Of the recent construction bids received by Gallatin County, the lower of the two still left a more than $3.1 million gap between the $6.1 million in available funding for construction and the bid. Within two weeks from when Gallatin County opened the bids, both Madison and Gallatin counties, the Big Sky Resort Area District and the Montana Department of Transportation had each committed additional funds to close the gap so the long-awaited construction can begin this summer.  

After some back and forth with Gallatin County, which is the official recipient of the grant, MDT agreed to pitch in more than $2 million, leaving a remaining deficit of $1 million. The two counties and the resort tax board each committed roughly $333,333, or a third of that remaining $1 million.

The resort tax board approved the use of funds on March 30. Gallatin County followed with a commitment on April 4 and Madison County committed to the remainder on April 5.

“The decision to commit was not a difficult one,” Heckler said on April 6. Everyone recognizes the importance of improving Montana Highway 64, he added, regardless of which county it’s in.

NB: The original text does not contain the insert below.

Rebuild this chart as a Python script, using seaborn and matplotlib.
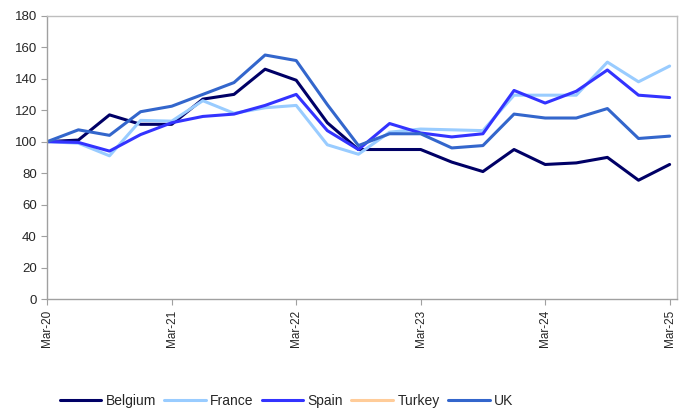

At their March 28 meeting, Gallatin County commissioners acknowledged that only 11 percent of the planned work is in Madison County. The commissioners, as well as Heckler, also noted that the entire MT 64, along which most of the work is planned, is used to access the Big Sky portion of Madison County, regardless of where the construction is taking place.

In Madison County’s commitment, it agreed to provide the $333,333 over two years.

“There’s a difference between commitment and cash flow,” Heckler said. In the commission’s upcoming fiscal year budgeting, Heckler said they’ll locate where the money will come from.

Similarly, when the resort tax board unanimously approved additional funding at its meeting, it did not identify from where it would draw the money. Sarah Blechta, chair of the resort tax board, said the board will evaluate its options when their funding is needed.

Gallatin County applied for the $10.2 million TIGER grant in 2017 and received funds in 2019.

The project includes seven new turn lanes, a new traffic signal, pedestrian infrastructure and new buses, and other components. In Gallatin County’s first round of bids, it received a single bid more than $3 million over budget.

The second round of bids, opened in February 2021, yielded no offers. Since the first bid round, developer Lone Mountain Land Company as well as the Montana Department of Transportation undertook some of the projects originally within the TIGER grant work scope. Collectively, those projects cost approximately $1.5 million.

The most recent bids, one submitted by Riverside Contracting, Inc., the other from Treasure State, Inc., came in at approximately $8.8 million and $11.2 million respectively.

Next, Gallatin County will award a bid before moving forward with summer construction. The project is expected to take two years.